Si la historia del ser humano tuviese fin ¿terminaríamos entonces como una sombra erótica y macabra después de tantos logros del conocimiento? Tal vez, pero la probabilidad es reducida, lo es porque si hay muchos devastadores y criminales también hay millones de constructores con la fuerza predominante de vida, millones con voz sensata, arrojo, amor, honradez y nobleza.
La fatalidad absoluta es propiedad de aquel que arrincona la vida, siempre se podrá alzar la voz y luchar contra la perversidad, por más que se nos quiera arrebatar la confianza. La Declaración Universal de los Derechos Humanos no es un logro retórico, es una necesidad sobrevivencial cuya fuerza de espíritu nos impele a alzar la voz para que no sea sólo un recurso del discurso político en muchos de aquellos que tienen la obligación de hacerla ejercer.
Es momento de condenar
Hoy es un día para alzar la voz y reclamarles a todos aquellos líderes y países del mundo que siempre han estado prestos para reprobar a Israel que condenen sin retórica alguna el abominable homicidio en un atentado terrorista de una familia israelí en Itamar, Cisjordania, dos padres y tres de sus hijos entre los cuales había un bebé de cuatro meses.

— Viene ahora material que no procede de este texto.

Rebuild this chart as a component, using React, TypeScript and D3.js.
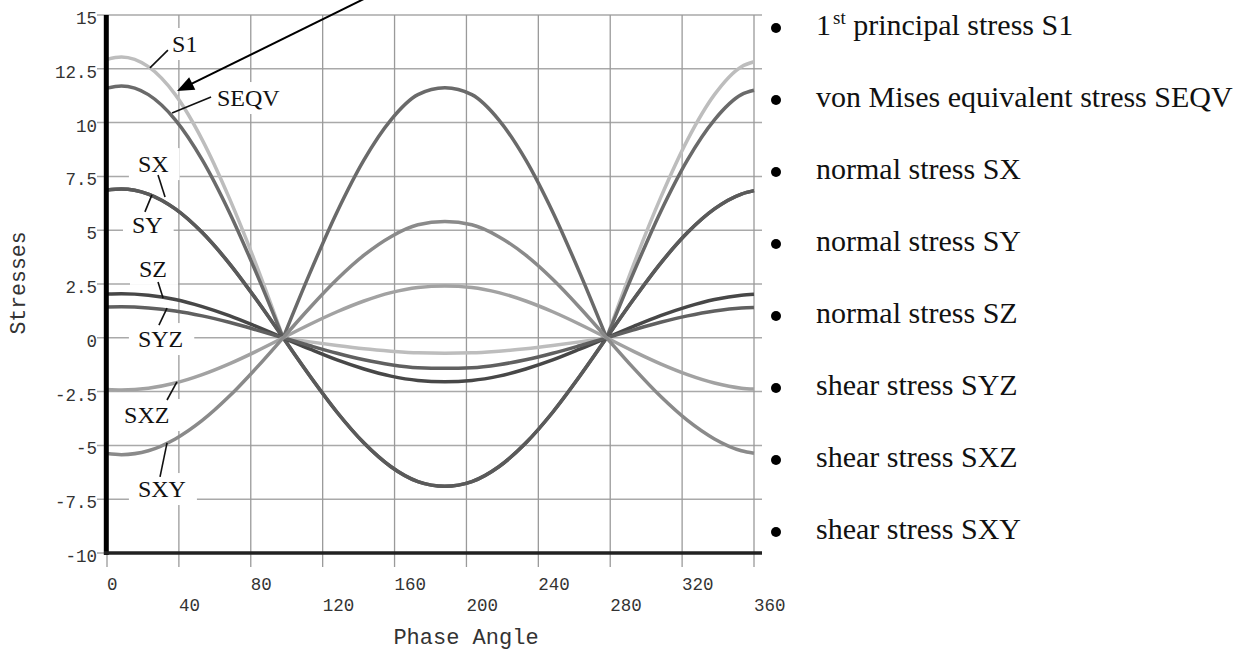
import React, { useEffect, useRef } from "react";
import * as d3 from "d3";

// phase angle samples (deg)
const phaseAngles = [0, 8, 23, 38, 53, 68, 83, 98, 113, 128, 143, 158, 173, 188, 203, 218, 233, 248, 263, 278, 293, 308, 323, 338, 353, 360];

const s1 = [12.94, 13.05, 12.6, 11.3, 9.2, 6.5, 3.4, 0, -0.19, -0.36, -0.51, -0.62, -0.7, -0.72, -0.7, -0.62, -0.51, -0.36, -0.19, 0, 3.4, 6.5, 9.2, 11.3, 12.6, 12.83];
const seqv = [11.6, 11.7, 11.3, 10.13, 8.27, 5.85, 3.03, 0, 3.03, 5.85, 8.27, 10.13, 11.3, 11.62, 11.3, 10.13, 8.27, 5.85, 3.03, 0, 3.03, 5.85, 8.27, 10.13, 11.3, 11.5];
const sx = [6.87, 6.92, 6.68, 5.99, 4.89, 3.46, 1.79, 0, -1.79, -3.46, -4.89, -5.99, -6.68, -6.9, -6.68, -5.99, -4.89, -3.46, -1.79, 0, 1.79, 3.46, 4.89, 5.99, 6.68, 6.84];
const sy = [6.87, 6.92, 6.68, 5.99, 4.89, 3.46, 1.79, 0, -1.79, -3.46, -4.89, -5.99, -6.68, -6.9, -6.68, -5.99, -4.89, -3.46, -1.79, 0, 1.79, 3.46, 4.89, 5.99, 6.68, 6.84];
const sz = [2.03, 2.05, 1.98, 1.78, 1.45, 1.03, 0.53, 0, -0.53, -1.03, -1.45, -1.78, -1.98, -2.04, -1.98, -1.78, -1.45, -1.03, -0.53, 0, 0.53, 1.03, 1.45, 1.78, 1.98, 2.02];
const syz = [1.43, 1.44, 1.39, 1.25, 1.02, 0.72, 0.37, 0, -0.37, -0.72, -1.02, -1.25, -1.39, -1.42, -1.39, -1.25, -1.02, -0.72, -0.37, 0, 0.37, 0.72, 1.02, 1.25, 1.39, 1.41];
const sxz = [-2.4, -2.42, -2.34, -2.1, -1.71, -1.21, -0.63, 0, 0.63, 1.21, 1.71, 2.1, 2.34, 2.41, 2.34, 2.1, 1.71, 1.21, 0.63, 0, -0.63, -1.21, -1.71, -2.1, -2.34, -2.38];
const sxy = [-5.38, -5.43, -5.25, -4.7, -3.84, -2.72, -1.41, 0, 1.41, 2.72, 3.84, 4.7, 5.25, 5.4, 5.25, 4.7, 3.84, 2.72, 1.41, 0, -1.41, -2.72, -3.84, -4.7, -5.25, -5.36];

const seriesNames = ["S1", "SEQV", "SX", "SY", "SZ", "SYZ", "SXZ", "SXY"];
const seriesValues = [s1, seqv, sx, sy, sz, syz, sxz, sxy];

const yTicks = [15, 12.5, 10, 7.5, 5, 2.5, 0, -2.5, -5, -7.5, -10];
const xTicks = [0, 40, 80, 120, 160, 200, 240, 280, 320, 360];

const legendLabels = [
  "principal stress S1",
  "von Mises equivalent stress SEQV",
  "normal stress SX",
  "normal stress SY",
  "normal stress SZ",
  "shear stress SYZ",
  "shear stress SXZ",
  "shear stress SXY",
];

const App = () => {
  const svgRef = useRef<SVGSVGElement>(null);

  useEffect(() => {
    const svg = d3.select(svgRef.current);
    svg.selectAll("*").remove();

    const left = 107, right = 754, top = 15, bottom = 553;
    const xScale = d3.scaleLinear().domain([0, 360]).range([left, right]);
    const yScale = d3.scaleLinear().domain([-10, 15]).range([bottom, top]);

    const colors: Record<string, string> = {
      S1: "#bdbdbd",
      SEQV: "#6a6a6a",
      SX: "#5a5a5a",
      SY: "#5a5a5a",
      SZ: "#474747",
      SYZ: "#606060",
      SXZ: "#a2a2a2",
      SXY: "#8a8a8a",
    };

    const monoFont = "'Liberation Mono', 'DejaVu Sans Mono', monospace";
    const serifFont = "'Liberation Serif', 'DejaVu Serif', serif";

    const gGrid = svg.append("g");
    const gBoxes = svg.append("g");
    const gCurves = svg.append("g");
    const gNotes = svg.append("g");
    const gAxes = svg.append("g");

    // grid lines
    gGrid.selectAll("line.h").data(yTicks).join("line")
      .attr("class", "h")
      .attr("x1", left - 10).attr("x2", right + 8)
      .attr("y1", (d) => yScale(d)).attr("y2", (d) => yScale(d))
      .attr("stroke", "#a9a9a9").attr("stroke-width", 1.5);
    gGrid.selectAll("line.v").data(xTicks).join("line")
      .attr("class", "v")
      .attr("x1", (d) => xScale(d)).attr("x2", (d) => xScale(d))
      .attr("y1", top).attr("y2", bottom + 14)
      .attr("stroke", "#9a9a9a").attr("stroke-width", 1.3);

    // tick labels
    gAxes.selectAll("text.yt").data(yTicks).join("text")
      .attr("class", "yt")
      .attr("x", 97).attr("y", (d) => yScale(d) + 9)
      .attr("text-anchor", "end")
      .style("font-family", monoFont).style("font-size", "17.5px")
      .attr("fill", "#333")
      .text((d) => String(d));
    gAxes.selectAll("text.xt").data(xTicks).join("text")
      .attr("class", "xt")
      .attr("x", (d) => xScale(d)).attr("y", (d, i) => (i % 2 === 0 ? 590 : 611))
      .style("font-family", monoFont).style("font-size", "17.5px")
      .attr("fill", "#333")
      .text((d) => String(d));

    // axis titles
    gAxes.append("text")
      .attr("x", 466).attr("y", 644)
      .attr("text-anchor", "middle")
      .style("font-family", monoFont).style("font-size", "22px")
      .attr("fill", "#333")
      .text("Phase Angle");
    gAxes.append("text")
      .attr("transform", "translate(25,283) rotate(-90)")
      .attr("text-anchor", "middle")
      .style("font-family", monoFont).style("font-size", "21.5px")
      .attr("fill", "#333")
      .text("Stresses");

    // curves - split at the two nodal points where every stress is zero
    const line = d3.line<[number, number]>()
      .x((d) => xScale(d[0]))
      .y((d) => yScale(d[1]))
      .curve(d3.curveMonotoneX);
    const nodes = phaseAngles
      .map((a, i) => i)
      .filter((i) => i > 0 && i < phaseAngles.length - 1 && seriesValues.every((v) => v[i] === 0));
    const cuts = [0, ...nodes, phaseAngles.length - 1];

    seriesNames.forEach((name, k) => {
      const pts: [number, number][] = phaseAngles.map((a, i) => [a, seriesValues[k][i]]);
      const pieces = d3.pairs(cuts).map(([a, b]) => pts.slice(a, b + 1));
      gCurves.append("path")
        .attr("d", pieces.map((p) => line(p)).join(""))
        .attr("fill", "none")
        .attr("stroke", colors[name])
        .attr("stroke-width", 3.5)
        .attr("stroke-linejoin", "round");
    });

    // axes lines
    gAxes.append("line")
      .attr("x1", left - 0.7).attr("x2", left - 0.7)
      .attr("y1", top).attr("y2", bottom + 2)
      .attr("stroke", "#000").attr("stroke-width", 5);
    gAxes.append("line")
      .attr("x1", left - 3).attr("x2", right + 8)
      .attr("y1", bottom).attr("y2", bottom)
      .attr("stroke", "#222").attr("stroke-width", 3.5);

    // curve labels with leader lines (data coordinates)
    const notes = [
      { text: "S1", tx: 36.2, ty: 13.28, l: [33.9, 13.37, 23.9, 12.54] },
      { text: "SEQV", tx: 61.2, ty: 10.77, l: [57.9, 11.19, 36.2, 10.45] },
      { text: "SX", tx: 17.2, ty: 7.7, l: [28.4, 7.57, 32.3, 6.54] },
      { text: "SY", tx: 13.9, ty: 4.87, l: [21.1, 5.85, 25.0, 6.64] },
      { text: "SZ", tx: 17.8, ty: 2.83, l: [28.4, 2.59, 31.2, 1.85] },
      { text: "SYZ", tx: 17.2, ty: -0.43, l: [28.9, 0.59, 33.4, 1.38] },
      { text: "SXZ", tx: 9.5, ty: -3.96, l: [33.4, -2.89, 38.9, -2.05] },
      { text: "SXY", tx: 17.2, ty: -7.4, l: [29.5, -6.46, 33.4, -4.88] },
    ];

    notes.forEach((n) => {
      const t = gNotes.append("text")
        .attr("x", xScale(n.tx)).attr("y", yScale(n.ty))
        .style("font-family", serifFont).style("font-size", "24px")
        .attr("fill", "#111")
        .text(n.text);
      const bb = (t.node() as SVGTextElement).getBBox();
      gBoxes.append("rect")
        .attr("x", bb.x - 9).attr("y", bb.y - 3)
        .attr("width", bb.width + 20).attr("height", bb.height + 6)
        .attr("fill", "#fff");
      gNotes.append("line")
        .attr("x1", xScale(n.l[0])).attr("y1", yScale(n.l[1]))
        .attr("x2", xScale(n.l[2])).attr("y2", yScale(n.l[3]))
        .attr("stroke", "#111").attr("stroke-width", 1.6);
    });

    // arrow pointing at the S1 / SEQV pair
    const tipX = xScale(38.95), tipY = yScale(11.47);
    const endX = xScale(154), endY = yScale(16.2);
    const len = Math.hypot(endX - tipX, endY - tipY);
    const ux = (endX - tipX) / len, uy = (endY - tipY) / len;
    gNotes.append("line")
      .attr("x1", tipX + ux * 12).attr("y1", tipY + uy * 12)
      .attr("x2", endX).attr("y2", endY)
      .attr("stroke", "#000").attr("stroke-width", 2);
    const hl = 17, hw = 7;
    const bx = tipX + ux * hl, by = tipY + uy * hl;
    gNotes.append("polygon")
      .attr("points", [
        [tipX, tipY],
        [bx - uy * hw, by + ux * hw],
        [bx + uy * hw, by - ux * hw],
      ].map((p) => p.join(",")).join(" "))
      .attr("fill", "#000");

    // legend on the right
    const legend = svg.append("g");
    const rowY = (i: number) => 35 + i * 72;
    legend.selectAll("circle").data(legendLabels).join("circle")
      .attr("cx", 776).attr("cy", (d, i) => rowY(i) - 7)
      .attr("r", 5).attr("fill", "#000");
    legendLabels.forEach((label, i) => {
      const t = legend.append("text")
        .attr("x", 816).attr("y", rowY(i))
        .style("font-family", serifFont).style("font-size", "30px")
        .attr("fill", "#111");
      if (i === 0) {
        t.append("tspan").text("1");
        t.append("tspan").attr("dx", 2).attr("dy", -11).style("font-size", "19px").text("st");
        t.append("tspan").attr("dy", 11).text(" " + label);
      } else {
        t.text(label);
      }
    });
  }, []);

  return (
    <svg
      ref={svgRef}
      width={1240}
      height={650}
      style={{ position: "absolute", left: 0, top: 0, background: "#fff" }}
    />
  );
};

export default App;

El que pregone derechos humanos que no se ampare en el silencio. La condena mundial ante un hecho atroz no sólo significa aborrecer ese acto, implica abrir el cuestionamiento autocrítico de las razones sociales, culturales, históricas y políticas que subyacen en el drama, supone la importancia de denunciar lo que no se hace para prevenirlo y determinar las causas de la pasividad política.

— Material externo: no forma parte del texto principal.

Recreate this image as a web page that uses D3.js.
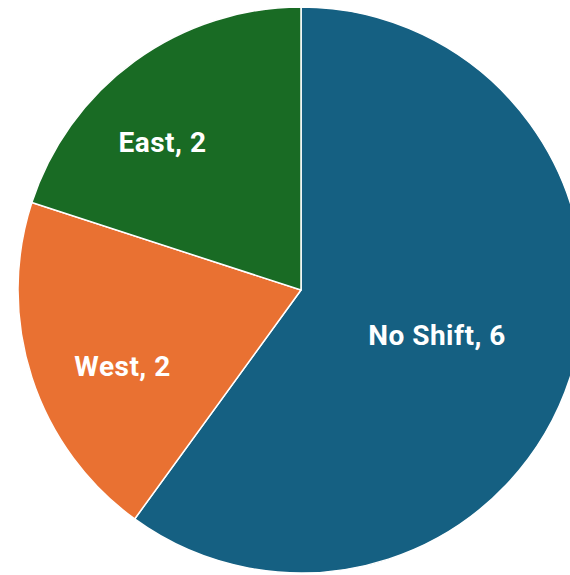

En este caso la impertinente inmovilidad de la Autoridad Palestina cuyo discurso no atiende al parecer la gravedad que implica el letal odio incrustado en individuos o sectores fanáticos del pueblo que representa.

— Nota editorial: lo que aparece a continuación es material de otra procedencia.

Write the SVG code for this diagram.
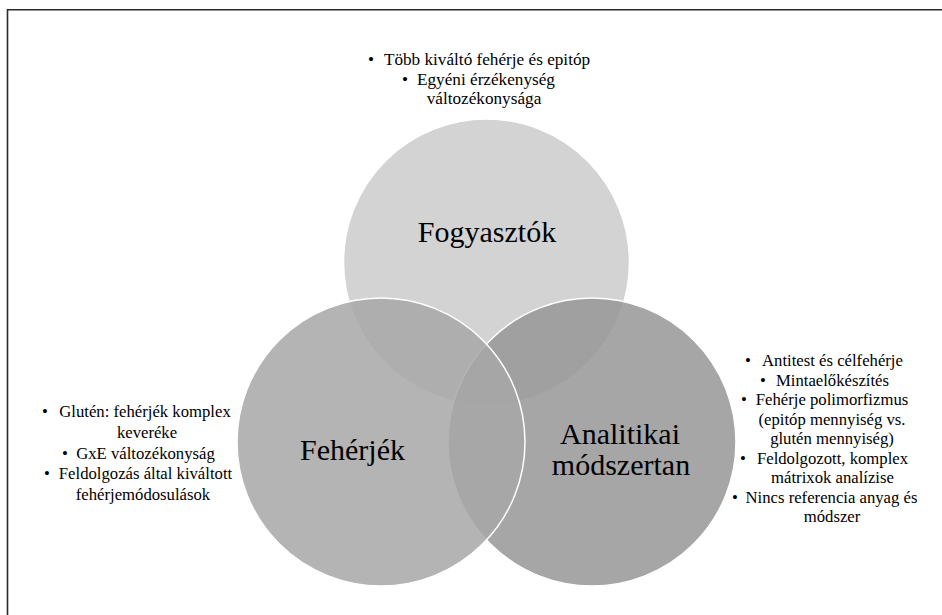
<svg xmlns="http://www.w3.org/2000/svg" width="942" height="615" viewBox="0 0 942 615">
<style>
.c{stroke:#ffffff;stroke-width:1.5;fill-opacity:0.85}
.lbl{font-family:"Liberation Serif","Times New Roman",serif;font-size:30px;fill:#000;text-anchor:middle}
text.b{font-family:"Liberation Serif","Times New Roman",serif;font-size:16.7px;fill:#000;text-anchor:middle}
text.bt{font-size:17.2px}
</style>
<rect x="0" y="0" width="942" height="615" fill="#ffffff"/>
<path d="M7.5,615 V9.75 H942" fill="none" stroke="#2a2a2a" stroke-width="1.6"/>
<g id="connectors"></g>
<g id="fogyasztok">
<circle class="c" cx="486.5" cy="262" r="143" fill="#cbcbcb"/>
<text class="lbl" x="487" y="242">Fogyasztók</text>
<g font-family="Liberation Serif, Times New Roman, serif">
<text class="b bt" x="371" y="65">•</text><text class="b bt" x="487" y="65">Több kiváltó fehérje és epitóp</text>
<text class="b bt" x="405" y="84.5">•</text><text class="b bt" x="486" y="84.5">Egyéni érzékenység</text>
<text class="b bt" x="484" y="104">változékonysága</text>
</g>
</g>
<g id="analitikai">
<circle class="c" cx="592" cy="442" r="144" fill="#969696"/>
<text class="lbl" x="620" y="444">Analitikai</text>
<text class="lbl" x="621" y="475">módszertan</text>
<g font-family="Liberation Serif, Times New Roman, serif">
<text class="b" x="748" y="366">•</text><text class="b" x="832.5" y="366">Antitest és célfehérje</text>
<text class="b" x="763" y="385.5">•</text><text class="b" x="832.5" y="385.5">Mintaelőkészítés</text>
<text class="b" x="744" y="405">•</text><text class="b" x="832" y="405">Fehérje polimorfizmus</text>
<text class="b" x="832" y="424.5">(epitóp mennyiség vs.</text>
<text class="b" x="832" y="444">glutén mennyiség)</text>
<text class="b" x="743" y="463.5">•</text><text class="b" x="832.5" y="463.5">Feldolgozott, komplex</text>
<text class="b" x="832.5" y="483">mátrixok analízise</text>
<text class="b" x="735" y="502.5">•</text><text class="b" x="831.5" y="502.5">Nincs referencia anyag és</text>
<text class="b" x="832" y="522">módszer</text>
</g>
</g>
<g id="feherjek">
<circle class="c" cx="381" cy="442" r="144" fill="#a7a7a7"/>
<text class="lbl" x="352.5" y="460">Fehérjék</text>
<g font-family="Liberation Serif, Times New Roman, serif">
<text class="b" x="45" y="417">•</text><text class="b" x="145" y="417">Glutén: fehérjék komplex</text>
<text class="b" x="147" y="438">keveréke</text>
<text class="b" x="65" y="458.5">•</text><text class="b" x="145.5" y="458.5">GxE változékonyság</text>
<text class="b" x="47" y="479">•</text><text class="b" x="145.5" y="479">Feldolgozás által kiváltott</text>
<text class="b" x="143" y="499.5">fehérjemódosulások</text>
</g>
</g>
</svg>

La Autoridad Palestina debería de saber que la paz es algo más que firmar acuerdos, que la paz es un compromiso de mesura que implica, desde el antes de su referendo, la reorientación constante y cuidada de los valores esenciales en la sociedad para detener las potencialidades nefastas del rencor y el odio. Los países deben condenar sin ambages ni dilaciones este hecho abominable.
Hoy el mundo está de luto por muchas tragedias, hambre, guerras, terremotos y terrorismo. El horror nos rodea, la tierra traga a miles de sus hijos mientras un terrorista delirante masacra a una familia.…
Poco se puede hacer contra la naturaleza indómita e imprevisible del planeta, pero mucho contra la perversidad que apuñala a un bebé, esperanza y rescate reales, no sólo para Israel sino para toda la humanidad.